Imagine a Cornish fishing village, raked up even more impossibly steeply on its hillside, the grey and white houses dipped in Mediaeval red dye and pushed together so tightly that there is little more than a shoulder's width between one side of the street and the other. Then picture the entire arrangement teetering down to a tiny quayside and the blue-green water of the Mediterranean.

This is Tellaro on the Bay of Poets, where Byron swam and Shelley drowned.


Every year, when I'm teaching at Studio Paradiso, near Fivizzano in the Lunigiana, we bring a group of artists here to sketch and paint. The colours are mesmerising. On a sunny day, the red walls bounce the light around so much that when you escape from their labyrinthine twists and turns and arrive at last upon the quayside, the sea looks even greener.  You get the strong impression that Sixteenth century Italians knew all there was to know about simultaneous contrast.

The quayside is too tiny for all but the smallest rowing boats but there's room for a few sunbathers. The Italians lie upon the rocks, sweltering and evincing a certain reluctance to go anywhere near the water. There are sea urchins lurking there, as I found out to my cost.




But my appointment with the sea urchins has to come later. My students are all settled on the quayside, getting to grips with Tellaro's tricky perspectives and I have to find something to paint.




But it's hot and the sun is relentless. It looks like my choice of painting is to be dictated by something far more pressing than aesthetics: shelter. There's also that constant nagging I give myself when I'm on a painting trip, to do something pedagogical.



The spot I choose is shady enough and the parapet makes a useful workbench. I have visions, however, of my No.12 sable rolling over the edge into the drink. My painting is going to be suitably pedagogic, too. You can see that I've underpainted it in dilute bistre ink. Bistre is an old colour originally derived from boiling soot. This new version is a pleasingly transparent, reddish brown and as it's waterproof, it won't lift when I put colour over it; not that there will be much colour in my painting.

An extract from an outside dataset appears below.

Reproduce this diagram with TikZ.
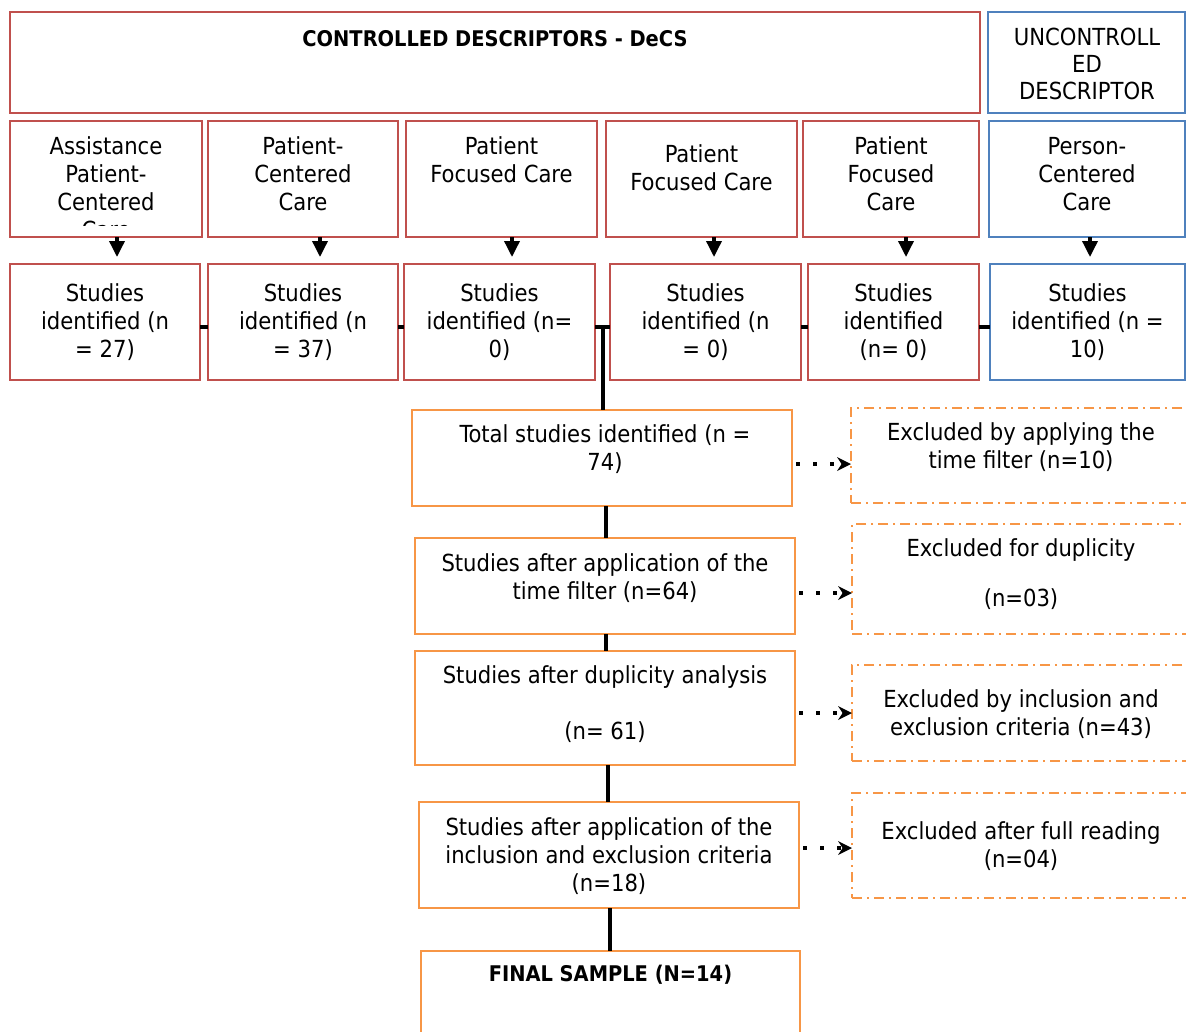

Tellaro is a colourful place, I know, but those steep streets and mediaeval high-rises cast wonderful shadows. And it's the drama of light and shade that I want to depict.




The dilute bistre granulates nicely, giving me natural-looking textures and the details are ticked in with a dip pen. Schmincke Translucent Orange on the steps, Cerulean in the sky. I manage to leave just enough white paper around the tops of those buildings to make the whole thing look hot and back-lit.